--- Start ---

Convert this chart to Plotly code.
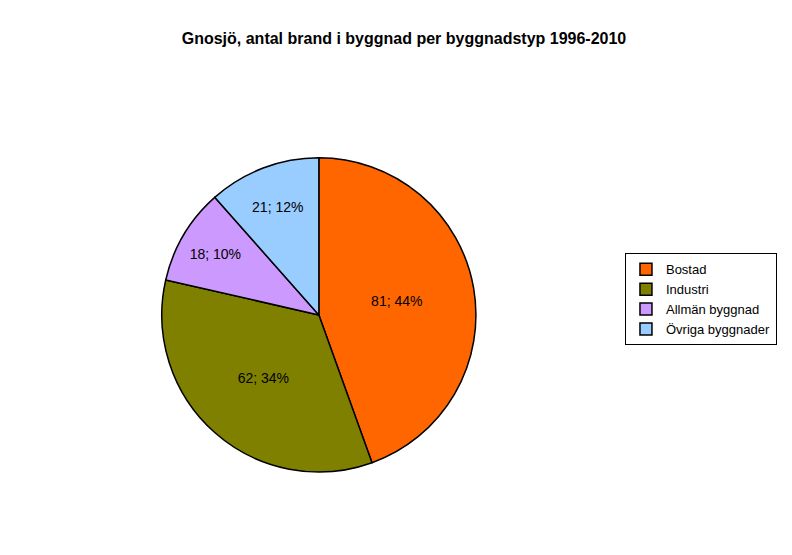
import plotly.graph_objects as go

categories = ["Bostad", "Industri", "Allmän byggnad", "Övriga byggnader"]
values = [81, 62, 18, 21]
percent_labels = ["44%", "34%", "10%", "12%"]
colors = ["#FF6600", "#808000", "#CC99FF", "#99CCFF"]

texts = [f"{v}; {p}" for v, p in zip(values, percent_labels)]

fig = go.Figure(go.Pie(
    labels=categories, values=values, text=texts, textinfo="text",
    textposition="inside", insidetextorientation="horizontal",
    sort=False, direction="clockwise", rotation=0,
    marker=dict(colors=colors, line=dict(color="black", width=1.5)),
    textfont=dict(family="Arial, Liberation Sans", size=14, color="black"),
    domain=dict(x=[0.194, 0.591], y=[0.164, 0.730]),
    hoverinfo="label+value",
))
fig.update_layout(
    width=792, height=555, margin=dict(l=0, r=0, t=0, b=0),
    paper_bgcolor="white", plot_bgcolor="white",
    title=dict(text="<b>Gnosjö, antal brand i byggnad per byggnadstyp 1996-2010</b>",
               x=0.5, xanchor="center", y=0.945, yanchor="middle",
               font=dict(family="Arial, Liberation Sans", size=16, color="black")),
    legend=dict(x=0.779, xanchor="left", y=0.558, yanchor="top",
                bordercolor="black", borderwidth=1, bgcolor="white",
                font=dict(family="Arial, Liberation Sans", size=13, color="black"),
                tracegroupgap=8, itemwidth=30),
)
fig.write_html("out.html")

--- End ---

[THE EXERCISE] Quote in full the listing given above; the images are to be left out.

[WRITTEN REPLY]
Convert this chart to Plotly code.
import plotly.graph_objects as go

categories = ["Bostad", "Industri", "Allmän byggnad", "Övriga byggnader"]
values = [81, 62, 18, 21]
percent_labels = ["44%", "34%", "10%", "12%"]
colors = ["#FF6600", "#808000", "#CC99FF", "#99CCFF"]

texts = [f"{v}; {p}" for v, p in zip(values, percent_labels)]

fig = go.Figure(go.Pie(
    labels=categories, values=values, text=texts, textinfo="text",
    textposition="inside", insidetextorientation="horizontal",
    sort=False, direction="clockwise", rotation=0,
    marker=dict(colors=colors, line=dict(color="black", width=1.5)),
    textfont=dict(family="Arial, Liberation Sans", size=14, color="black"),
    domain=dict(x=[0.194, 0.591], y=[0.164, 0.730]),
    hoverinfo="label+value",
))
fig.update_layout(
    width=792, height=555, margin=dict(l=0, r=0, t=0, b=0),
    paper_bgcolor="white", plot_bgcolor="white",
    title=dict(text="<b>Gnosjö, antal brand i byggnad per byggnadstyp 1996-2010</b>",
               x=0.5, xanchor="center", y=0.945, yanchor="middle",
               font=dict(family="Arial, Liberation Sans", size=16, color="black")),
    legend=dict(x=0.779, xanchor="left", y=0.558, yanchor="top",
                bordercolor="black", borderwidth=1, bgcolor="white",
                font=dict(family="Arial, Liberation Sans", size=13, color="black"),
                tracegroupgap=8, itemwidth=30),
)
fig.write_html("out.html")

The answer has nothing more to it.